Justin Hill | 250SX Western Regional Champion | 2017 Salt Lake City SX

How was your weekend?

It was good. I rode terrible in my opinion, but it’s a little bit to be expected in that position. It’s a gnarly position to be in. I’ve never been in a championship hunt before, let alone this far ahead in the points. I was nervous, there’s no two ways about it. I rode tight and I didn’t do a lot of the things that I should have. The track was a push and pull, it was really hard to make up time, and Aaron Plessinger was just sending it in the whoops, which bit him and I’m bummed for him. I hate seeing people crash, especially my buddies, so I’m bummed for him, but I’m excited for myself. We did it and I’m pumped.

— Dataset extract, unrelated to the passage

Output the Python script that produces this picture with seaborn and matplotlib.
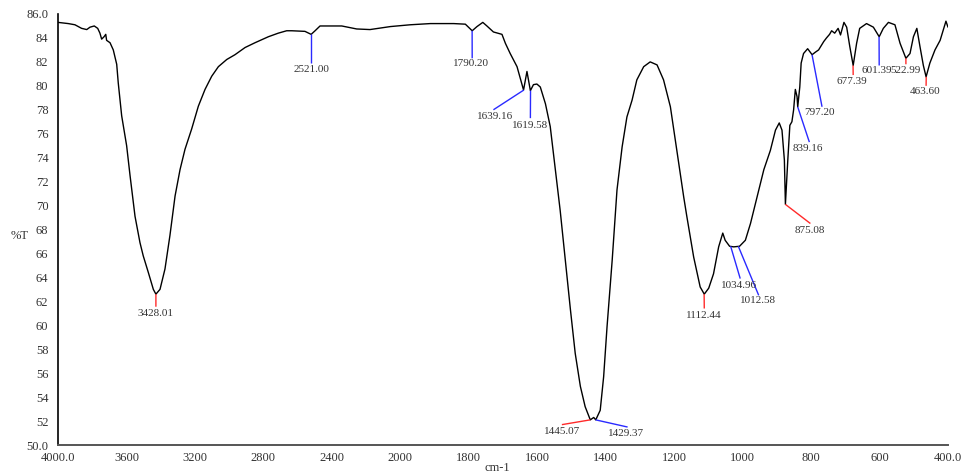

Like you said, there were a lot of nerves, but you didn’t really seem like you knew for sure that you had won the championship…

Honestly, I didn’t know for sure until the guy walked up with the plate and was about to introduce it to me. Everybody was like, “yeah I think you did it,” because nobody added the points up that way. We knew going into tonight that if I won Aaron had to get fourth. That was really all we had thought about. I had no idea where Shane was, I had no idea how far back he was. I thought if I got third I had it, don’t ask me why I thought that, and then I got the idea that if I had fourth I wouldn’t have it. I didn’t want to get passed so I had to get him back in a risky manor and I got it done. I didn’t know though. I came off the track, I threw my bike down and hugged Shane because they rode awesome. I wasn’t celebrating yet because I didn’t know if I had done it.

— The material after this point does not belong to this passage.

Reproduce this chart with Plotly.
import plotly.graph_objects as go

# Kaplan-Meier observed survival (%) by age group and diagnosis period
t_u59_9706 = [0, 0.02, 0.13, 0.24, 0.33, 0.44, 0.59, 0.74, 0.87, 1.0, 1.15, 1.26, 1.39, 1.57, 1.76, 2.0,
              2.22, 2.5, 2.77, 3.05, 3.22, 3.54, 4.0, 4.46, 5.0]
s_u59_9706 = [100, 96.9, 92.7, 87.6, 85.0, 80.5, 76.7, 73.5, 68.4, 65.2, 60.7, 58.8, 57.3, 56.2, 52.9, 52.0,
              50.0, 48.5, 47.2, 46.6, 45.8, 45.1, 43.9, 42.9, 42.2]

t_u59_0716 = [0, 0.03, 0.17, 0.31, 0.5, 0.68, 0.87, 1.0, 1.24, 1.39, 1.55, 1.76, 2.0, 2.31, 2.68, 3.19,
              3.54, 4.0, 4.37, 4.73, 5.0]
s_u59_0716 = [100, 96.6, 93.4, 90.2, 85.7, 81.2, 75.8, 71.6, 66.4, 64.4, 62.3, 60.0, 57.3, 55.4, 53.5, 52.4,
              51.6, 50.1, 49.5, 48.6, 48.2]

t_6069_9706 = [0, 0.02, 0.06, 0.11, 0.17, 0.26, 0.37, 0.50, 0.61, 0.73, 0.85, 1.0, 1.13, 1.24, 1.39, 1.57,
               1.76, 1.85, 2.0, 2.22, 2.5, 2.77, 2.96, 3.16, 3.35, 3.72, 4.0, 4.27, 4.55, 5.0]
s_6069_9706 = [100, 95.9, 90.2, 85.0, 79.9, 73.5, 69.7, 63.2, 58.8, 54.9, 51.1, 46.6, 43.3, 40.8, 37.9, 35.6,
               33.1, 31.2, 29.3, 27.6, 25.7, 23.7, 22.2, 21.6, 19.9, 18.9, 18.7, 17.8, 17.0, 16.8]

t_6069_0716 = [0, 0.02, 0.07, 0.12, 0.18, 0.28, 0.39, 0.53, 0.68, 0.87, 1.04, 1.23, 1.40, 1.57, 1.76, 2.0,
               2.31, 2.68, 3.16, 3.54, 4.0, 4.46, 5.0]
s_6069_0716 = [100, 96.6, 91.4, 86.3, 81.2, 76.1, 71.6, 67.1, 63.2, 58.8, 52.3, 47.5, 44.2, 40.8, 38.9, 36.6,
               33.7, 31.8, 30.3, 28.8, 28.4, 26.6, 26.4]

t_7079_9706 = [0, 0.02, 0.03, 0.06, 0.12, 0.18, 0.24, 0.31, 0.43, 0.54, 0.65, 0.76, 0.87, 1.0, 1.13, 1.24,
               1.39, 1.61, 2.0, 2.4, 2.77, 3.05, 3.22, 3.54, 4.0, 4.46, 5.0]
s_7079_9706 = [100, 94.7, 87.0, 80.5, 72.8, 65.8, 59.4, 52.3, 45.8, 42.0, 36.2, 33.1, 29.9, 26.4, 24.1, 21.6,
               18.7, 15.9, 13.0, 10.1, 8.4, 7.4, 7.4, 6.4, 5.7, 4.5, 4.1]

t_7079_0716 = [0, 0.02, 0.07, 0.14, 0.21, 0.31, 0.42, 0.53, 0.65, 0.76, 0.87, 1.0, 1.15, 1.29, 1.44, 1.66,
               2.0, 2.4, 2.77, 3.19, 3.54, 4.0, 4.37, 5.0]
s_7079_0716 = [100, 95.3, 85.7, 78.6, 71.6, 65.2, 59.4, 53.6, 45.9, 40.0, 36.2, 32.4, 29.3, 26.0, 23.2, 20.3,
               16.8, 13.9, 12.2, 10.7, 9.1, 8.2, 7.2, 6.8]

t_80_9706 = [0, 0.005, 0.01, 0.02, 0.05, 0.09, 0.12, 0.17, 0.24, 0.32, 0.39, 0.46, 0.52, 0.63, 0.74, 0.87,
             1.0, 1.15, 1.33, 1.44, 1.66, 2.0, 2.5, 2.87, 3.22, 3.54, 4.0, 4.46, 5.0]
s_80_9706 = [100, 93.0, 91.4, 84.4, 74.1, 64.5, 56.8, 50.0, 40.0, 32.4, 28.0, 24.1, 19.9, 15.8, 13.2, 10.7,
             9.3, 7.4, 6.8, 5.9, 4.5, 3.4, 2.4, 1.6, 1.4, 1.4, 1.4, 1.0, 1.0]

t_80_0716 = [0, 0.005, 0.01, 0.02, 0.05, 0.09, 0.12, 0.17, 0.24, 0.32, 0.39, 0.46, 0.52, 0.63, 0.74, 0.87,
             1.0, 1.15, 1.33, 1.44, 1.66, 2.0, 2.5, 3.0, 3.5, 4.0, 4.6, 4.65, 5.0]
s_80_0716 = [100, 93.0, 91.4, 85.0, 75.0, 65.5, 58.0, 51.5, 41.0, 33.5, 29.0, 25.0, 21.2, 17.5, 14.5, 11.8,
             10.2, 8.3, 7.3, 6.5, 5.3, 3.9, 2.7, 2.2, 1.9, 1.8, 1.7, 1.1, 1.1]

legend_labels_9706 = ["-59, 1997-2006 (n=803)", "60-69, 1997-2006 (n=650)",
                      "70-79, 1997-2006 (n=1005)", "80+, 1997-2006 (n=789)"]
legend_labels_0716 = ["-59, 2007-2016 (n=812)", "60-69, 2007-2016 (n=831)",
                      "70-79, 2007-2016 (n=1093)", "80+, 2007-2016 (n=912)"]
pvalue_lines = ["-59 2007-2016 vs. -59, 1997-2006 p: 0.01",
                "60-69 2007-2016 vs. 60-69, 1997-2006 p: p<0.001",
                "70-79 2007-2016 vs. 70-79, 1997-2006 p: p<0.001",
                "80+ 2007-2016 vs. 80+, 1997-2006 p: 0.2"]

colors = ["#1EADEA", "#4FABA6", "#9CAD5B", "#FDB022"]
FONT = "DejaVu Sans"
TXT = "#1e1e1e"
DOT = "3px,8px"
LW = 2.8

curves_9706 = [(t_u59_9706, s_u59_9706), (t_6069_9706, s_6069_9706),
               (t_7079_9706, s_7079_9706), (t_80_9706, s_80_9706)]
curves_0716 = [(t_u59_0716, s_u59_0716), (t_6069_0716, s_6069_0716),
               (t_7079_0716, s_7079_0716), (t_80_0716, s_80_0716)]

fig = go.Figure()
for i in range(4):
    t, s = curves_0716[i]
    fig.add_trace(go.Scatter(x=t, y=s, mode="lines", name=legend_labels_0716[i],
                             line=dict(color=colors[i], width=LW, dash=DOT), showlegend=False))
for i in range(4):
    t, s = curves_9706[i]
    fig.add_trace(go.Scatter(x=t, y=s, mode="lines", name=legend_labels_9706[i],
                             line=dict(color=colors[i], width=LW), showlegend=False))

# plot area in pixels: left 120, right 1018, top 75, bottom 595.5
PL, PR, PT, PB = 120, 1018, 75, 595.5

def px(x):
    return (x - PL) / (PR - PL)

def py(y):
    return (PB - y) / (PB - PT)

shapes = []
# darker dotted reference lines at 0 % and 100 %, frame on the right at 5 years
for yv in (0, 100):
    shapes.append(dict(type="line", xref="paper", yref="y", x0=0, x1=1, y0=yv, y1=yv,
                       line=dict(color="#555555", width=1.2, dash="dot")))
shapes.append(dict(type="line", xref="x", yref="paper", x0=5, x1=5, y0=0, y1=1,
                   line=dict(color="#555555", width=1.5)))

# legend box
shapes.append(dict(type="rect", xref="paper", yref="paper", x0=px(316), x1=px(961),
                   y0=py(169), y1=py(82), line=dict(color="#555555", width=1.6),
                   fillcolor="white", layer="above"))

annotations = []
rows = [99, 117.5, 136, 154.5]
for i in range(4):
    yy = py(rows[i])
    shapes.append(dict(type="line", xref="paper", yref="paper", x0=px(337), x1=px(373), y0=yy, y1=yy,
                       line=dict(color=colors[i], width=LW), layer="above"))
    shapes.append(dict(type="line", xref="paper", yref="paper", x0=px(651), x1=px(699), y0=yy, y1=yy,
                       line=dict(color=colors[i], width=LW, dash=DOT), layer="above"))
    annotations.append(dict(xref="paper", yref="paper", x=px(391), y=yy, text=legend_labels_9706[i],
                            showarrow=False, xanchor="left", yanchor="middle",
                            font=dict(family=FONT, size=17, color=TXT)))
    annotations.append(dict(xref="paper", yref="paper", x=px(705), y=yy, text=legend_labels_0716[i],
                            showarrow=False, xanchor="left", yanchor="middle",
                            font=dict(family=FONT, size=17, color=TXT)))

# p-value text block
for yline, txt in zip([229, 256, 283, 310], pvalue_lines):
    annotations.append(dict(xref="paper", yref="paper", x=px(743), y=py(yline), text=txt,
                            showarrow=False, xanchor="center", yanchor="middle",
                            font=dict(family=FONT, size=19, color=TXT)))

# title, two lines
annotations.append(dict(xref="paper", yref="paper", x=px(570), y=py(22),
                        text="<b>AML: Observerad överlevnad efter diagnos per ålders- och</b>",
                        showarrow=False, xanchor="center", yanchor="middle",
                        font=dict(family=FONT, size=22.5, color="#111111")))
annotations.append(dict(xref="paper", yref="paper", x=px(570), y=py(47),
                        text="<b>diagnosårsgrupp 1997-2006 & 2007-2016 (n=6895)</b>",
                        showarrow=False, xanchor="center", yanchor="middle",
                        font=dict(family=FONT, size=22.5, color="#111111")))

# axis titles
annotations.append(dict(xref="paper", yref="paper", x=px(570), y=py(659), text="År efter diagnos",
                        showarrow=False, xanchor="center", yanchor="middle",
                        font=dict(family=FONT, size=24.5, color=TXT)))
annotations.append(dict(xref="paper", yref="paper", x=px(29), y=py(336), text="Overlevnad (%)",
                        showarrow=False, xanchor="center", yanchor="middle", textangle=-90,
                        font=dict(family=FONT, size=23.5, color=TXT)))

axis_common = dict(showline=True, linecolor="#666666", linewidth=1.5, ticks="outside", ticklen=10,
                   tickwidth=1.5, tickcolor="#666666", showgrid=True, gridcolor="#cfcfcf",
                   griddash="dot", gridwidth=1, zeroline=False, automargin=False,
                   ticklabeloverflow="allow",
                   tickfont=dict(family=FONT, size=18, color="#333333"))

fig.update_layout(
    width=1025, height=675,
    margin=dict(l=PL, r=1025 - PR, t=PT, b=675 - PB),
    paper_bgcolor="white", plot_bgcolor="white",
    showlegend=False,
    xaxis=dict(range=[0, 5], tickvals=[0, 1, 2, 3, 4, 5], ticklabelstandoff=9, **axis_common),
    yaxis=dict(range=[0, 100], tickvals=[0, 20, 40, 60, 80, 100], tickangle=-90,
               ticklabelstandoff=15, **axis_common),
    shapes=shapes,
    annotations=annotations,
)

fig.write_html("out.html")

You’ve got the jersey on, tell me what it’s like just to have that on right now…

I can’t explain it, it’s not like anything else in the world. It’s weeks and months and years of work coming together to accomplish what you’re trying to do. It’s about the time put in, and it’s about hardship with family and friends. Life leading up to this moment is what makes the moment, not the moment itself.

Zach Osborne | 250SX Eastern Regional Champion | 2017 Las Vegas SX

Was it worth the wait after all of these years?

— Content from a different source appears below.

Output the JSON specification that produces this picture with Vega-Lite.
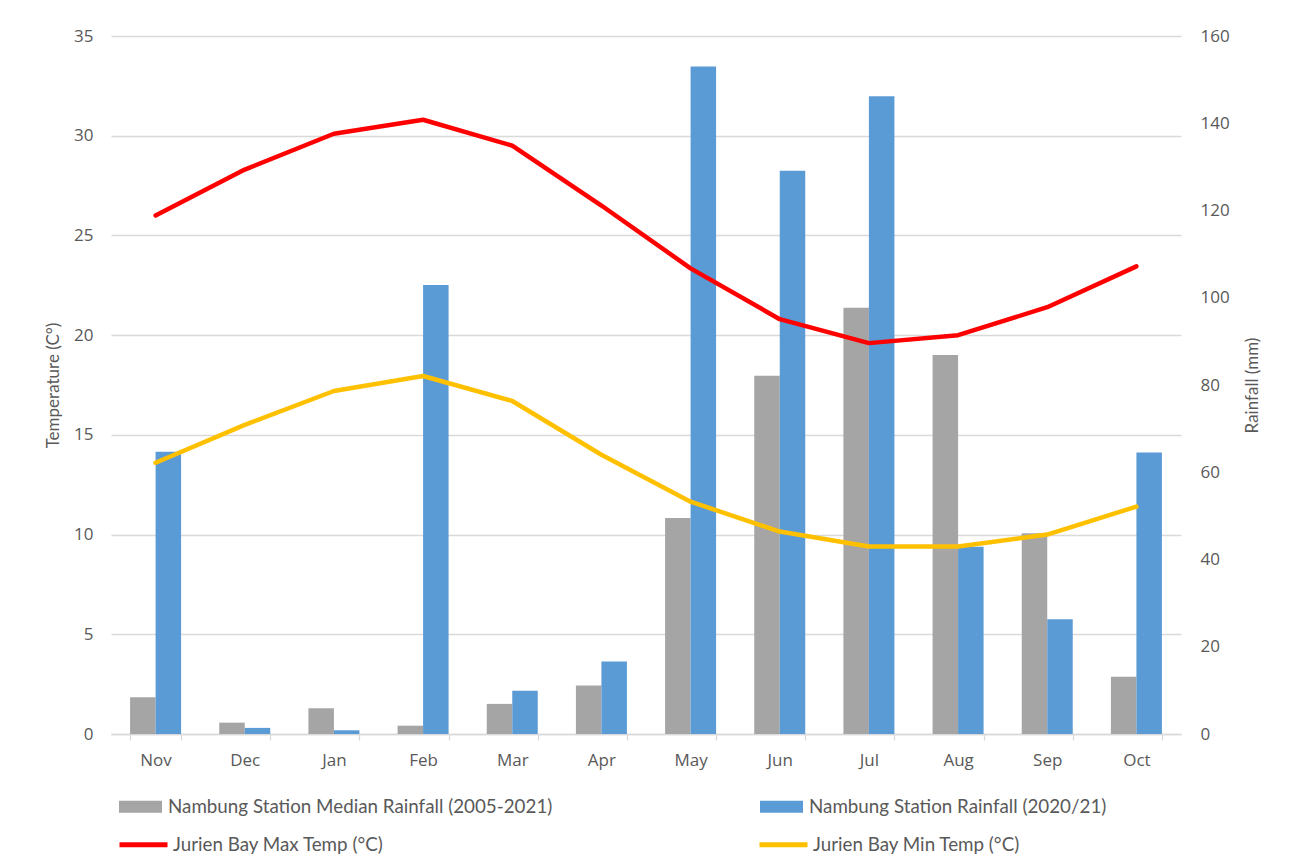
{
  "$schema": "https://vega.github.io/schema/vega-lite/v6.json",
  "width": 1070,
  "height": 698,
  "autosize": {"type": "none"},
  "padding": {"left": 111, "top": 36, "right": 109, "bottom": 132},
  "background": "white",
  "config": {"view": {"stroke": null}, "font": "Lato"},
  "data": {
    "values": [
      {"month": "Nov", "kind": "rain", "series": "Nambung Station Median Rainfall (2005-2021)", "value": 8.4},
      {"month": "Dec", "kind": "rain", "series": "Nambung Station Median Rainfall (2005-2021)", "value": 2.6},
      {"month": "Jan", "kind": "rain", "series": "Nambung Station Median Rainfall (2005-2021)", "value": 5.9},
      {"month": "Feb", "kind": "rain", "series": "Nambung Station Median Rainfall (2005-2021)", "value": 1.9},
      {"month": "Mar", "kind": "rain", "series": "Nambung Station Median Rainfall (2005-2021)", "value": 6.9},
      {"month": "Apr", "kind": "rain", "series": "Nambung Station Median Rainfall (2005-2021)", "value": 11.1},
      {"month": "May", "kind": "rain", "series": "Nambung Station Median Rainfall (2005-2021)", "value": 49.5},
      {"month": "Jun", "kind": "rain", "series": "Nambung Station Median Rainfall (2005-2021)", "value": 82.1},
      {"month": "Jul", "kind": "rain", "series": "Nambung Station Median Rainfall (2005-2021)", "value": 97.7},
      {"month": "Aug", "kind": "rain", "series": "Nambung Station Median Rainfall (2005-2021)", "value": 86.9},
      {"month": "Sep", "kind": "rain", "series": "Nambung Station Median Rainfall (2005-2021)", "value": 46.0},
      {"month": "Oct", "kind": "rain", "series": "Nambung Station Median Rainfall (2005-2021)", "value": 13.1},
      {"month": "Nov", "kind": "rain", "series": "Nambung Station Rainfall (2020/21)", "value": 64.7},
      {"month": "Dec", "kind": "rain", "series": "Nambung Station Rainfall (2020/21)", "value": 1.4},
      {"month": "Jan", "kind": "rain", "series": "Nambung Station Rainfall (2020/21)", "value": 0.85},
      {"month": "Feb", "kind": "rain", "series": "Nambung Station Rainfall (2020/21)", "value": 102.9},
      {"month": "Mar", "kind": "rain", "series": "Nambung Station Rainfall (2020/21)", "value": 9.9},
      {"month": "Apr", "kind": "rain", "series": "Nambung Station Rainfall (2020/21)", "value": 16.6},
      {"month": "May", "kind": "rain", "series": "Nambung Station Rainfall (2020/21)", "value": 153.0},
      {"month": "Jun", "kind": "rain", "series": "Nambung Station Rainfall (2020/21)", "value": 129.1},
      {"month": "Jul", "kind": "rain", "series": "Nambung Station Rainfall (2020/21)", "value": 146.2},
      {"month": "Aug", "kind": "rain", "series": "Nambung Station Rainfall (2020/21)", "value": 42.9},
      {"month": "Sep", "kind": "rain", "series": "Nambung Station Rainfall (2020/21)", "value": 26.3},
      {"month": "Oct", "kind": "rain", "series": "Nambung Station Rainfall (2020/21)", "value": 64.5},
      {"month": "Nov", "kind": "temp", "series": "Jurien Bay Max Temp (°C)", "value": 26.0},
      {"month": "Dec", "kind": "temp", "series": "Jurien Bay Max Temp (°C)", "value": 28.3},
      {"month": "Jan", "kind": "temp", "series": "Jurien Bay Max Temp (°C)", "value": 30.1},
      {"month": "Feb", "kind": "temp", "series": "Jurien Bay Max Temp (°C)", "value": 30.8},
      {"month": "Mar", "kind": "temp", "series": "Jurien Bay Max Temp (°C)", "value": 29.5},
      {"month": "Apr", "kind": "temp", "series": "Jurien Bay Max Temp (°C)", "value": 26.5},
      {"month": "May", "kind": "temp", "series": "Jurien Bay Max Temp (°C)", "value": 23.35},
      {"month": "Jun", "kind": "temp", "series": "Jurien Bay Max Temp (°C)", "value": 20.8},
      {"month": "Jul", "kind": "temp", "series": "Jurien Bay Max Temp (°C)", "value": 19.6},
      {"month": "Aug", "kind": "temp", "series": "Jurien Bay Max Temp (°C)", "value": 20.0},
      {"month": "Sep", "kind": "temp", "series": "Jurien Bay Max Temp (°C)", "value": 21.4},
      {"month": "Oct", "kind": "temp", "series": "Jurien Bay Max Temp (°C)", "value": 23.45},
      {"month": "Nov", "kind": "temp", "series": "Jurien Bay Min Temp (°C)", "value": 13.6},
      {"month": "Dec", "kind": "temp", "series": "Jurien Bay Min Temp (°C)", "value": 15.5},
      {"month": "Jan", "kind": "temp", "series": "Jurien Bay Min Temp (°C)", "value": 17.2},
      {"month": "Feb", "kind": "temp", "series": "Jurien Bay Min Temp (°C)", "value": 17.95},
      {"month": "Mar", "kind": "temp", "series": "Jurien Bay Min Temp (°C)", "value": 16.7},
      {"month": "Apr", "kind": "temp", "series": "Jurien Bay Min Temp (°C)", "value": 14.0},
      {"month": "May", "kind": "temp", "series": "Jurien Bay Min Temp (°C)", "value": 11.65},
      {"month": "Jun", "kind": "temp", "series": "Jurien Bay Min Temp (°C)", "value": 10.15},
      {"month": "Jul", "kind": "temp", "series": "Jurien Bay Min Temp (°C)", "value": 9.4},
      {"month": "Aug", "kind": "temp", "series": "Jurien Bay Min Temp (°C)", "value": 9.4},
      {"month": "Sep", "kind": "temp", "series": "Jurien Bay Min Temp (°C)", "value": 10.0},
      {"month": "Oct", "kind": "temp", "series": "Jurien Bay Min Temp (°C)", "value": 11.4}
    ]
  },
  "encoding": {
    "x": {
      "field": "month",
      "type": "nominal",
      "sort": ["Nov", "Dec", "Jan", "Feb", "Mar", "Apr", "May", "Jun", "Jul", "Aug", "Sep", "Oct"],
      "scale": {"paddingInner": 0.428, "paddingOuter": 0.214},
      "axis": {
        "title": null,
        "labelAngle": 0,
        "grid": false,
        "domainColor": "#d9d9d9",
        "domainWidth": 1.3,
        "tickColor": "#d9d9d9",
        "tickWidth": 1.3,
        "tickSize": 6,
        "tickBand": "extent",
        "labelPadding": 12,
        "labelFont": "Open Sans",
        "labelFontSize": 17,
        "labelColor": "#595959"
      }
    }
  },
  "layer": [
    {
      "transform": [{"filter": "datum.kind === 'rain'"}],
      "mark": {"type": "bar"},
      "encoding": {
        "xOffset": {
          "field": "series",
          "type": "nominal",
          "sort": ["Nambung Station Median Rainfall (2005-2021)", "Nambung Station Rainfall (2020/21)"],
          "scale": {"paddingInner": 0, "paddingOuter": 0}
        },
        "y": {
          "field": "value",
          "type": "quantitative",
          "scale": {"domain": [0, 160], "nice": false},
          "axis": {
            "orient": "right",
            "values": [0, 20, 40, 60, 80, 100, 120, 140, 160],
            "grid": false,
            "domain": false,
            "ticks": false,
            "labelPadding": 19,
            "labelFont": "Open Sans",
            "labelFontSize": 17,
            "labelColor": "#595959",
            "title": "Rainfall (mm)",
            "titleFont": "Lato",
            "titleFontSize": 17,
            "titleFontWeight": "normal",
            "titleColor": "#595959",
            "titleAngle": -90,
            "titleAlign": "center",
            "titleBaseline": "middle",
            "titleX": 71,
            "titleY": 349
          }
        },
        "fill": {
          "field": "series",
          "type": "nominal",
          "scale": {
            "domain": ["Nambung Station Median Rainfall (2005-2021)", "Nambung Station Rainfall (2020/21)"],
            "range": ["#A5A5A5", "#5B9BD5"]
          },
          "legend": {
            "title": null,
            "orient": "none",
            "legendX": 8,
            "legendY": 749,
            "direction": "horizontal",
            "columns": 2,
            "columnPadding": 207,
            "padding": 0,
            "symbolType": "M-1,-0.28H1V0.28H-1Z",
            "symbolSize": 1849,
            "symbolStrokeWidth": 0,
            "symbolOpacity": 1,
            "labelOffset": 6,
            "labelFont": "Lato",
            "labelFontSize": 18.8,
            "labelColor": "#595959",
            "labelLimit": 600
          }
        }
      }
    },
    {
      "transform": [{"filter": "datum.kind === 'temp'"}],
      "mark": {"type": "line", "strokeWidth": 4.5, "strokeCap": "round", "strokeJoin": "round"},
      "encoding": {
        "y": {
          "field": "value",
          "type": "quantitative",
          "scale": {"domain": [0, 35], "nice": false},
          "axis": {
            "orient": "left",
            "values": [0, 5, 10, 15, 20, 25, 30, 35],
            "grid": true,
            "gridColor": "#d9d9d9",
            "gridWidth": 1.3,
            "domain": false,
            "ticks": false,
            "labelPadding": 18,
            "labelFont": "Open Sans",
            "labelFontSize": 17,
            "labelColor": "#595959",
            "title": "Temperature (C°)",
            "titleFont": "Lato",
            "titleFontSize": 17,
            "titleFontWeight": "normal",
            "titleColor": "#595959",
            "titleAngle": -90,
            "titleAlign": "center",
            "titleBaseline": "middle",
            "titleX": -58,
            "titleY": 349
          }
        },
        "stroke": {
          "field": "series",
          "type": "nominal",
          "scale": {
            "domain": ["Jurien Bay Max Temp (°C)", "Jurien Bay Min Temp (°C)"],
            "range": ["#FF0000", "#FFC000"]
          },
          "legend": {
            "title": null,
            "orient": "none",
            "legendX": 6,
            "legendY": 782,
            "direction": "horizontal",
            "columns": 2,
            "columnPadding": 365,
            "padding": 0,
            "symbolType": "stroke",
            "symbolSize": 2304,
            "symbolStrokeWidth": 5,
            "labelOffset": 3,
            "labelFont": "Lato",
            "labelFontSize": 18.8,
            "labelColor": "#595959",
            "labelLimit": 600
          }
        }
      }
    }
  ],
  "resolve": {"scale": {"y": "independent"}}
}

There have been times where I didn’t think I was going to get to race the next year, or maybe never again. When Yamaha of Troy folded in 2008 I thought I was pretty much done. Just never give up on your dreams and know that God always has a plan for everything. There’s no other way to put it.

Take me through everything from start to finish, that first turn was a worst-case scenario…

The worst-case scenario would have been a bad start, but I was down with Dakota Alix tangled up and I was 10 seconds behind 20th. That was terrible for me, I don’t even know what to say.

How did you keep yourself together at that point?

At that point, I had absolutely nothing to lose, so I just put my head down. I had some really close ones, one in the sand where I got super sideways and I don’t know how I saved it. I almost endoed in the rhythm lane coming out of the stadium, I went three-three and then three again, and caught a little slick spot and nosed into the last one and I was close to going down, but I managed to pull it off.

Those last two laps everyone was wondering if you weren’t going to do it or were you not because there was enough of a gap that it didn’t look possible…

It didn’t feel possible. I passed Mitchell Harrison and he passed me back, and I knew if I didn’t get him right back it was over. I had to roll the double before the whoops and then it was just Joey and me. Then on the last lap, I actually think Hayden Melross was between us. It seemed insurmountable until I passed him.

When you went in for the pass, we knew you had to lead him…

Well, I was willing to make a pass and he turned down and I was right there and it happened. It’s for a championship.

It’s been less than two hours since you won the championship, has it sank in yet? Does it feel the way you thought it would?

No, I’m nervous. My nerves are so shot from the race that I just broke down in tears after the finish and there’s no way to explain this. It’s unreal. I’m not sure I even know yet what it feels like.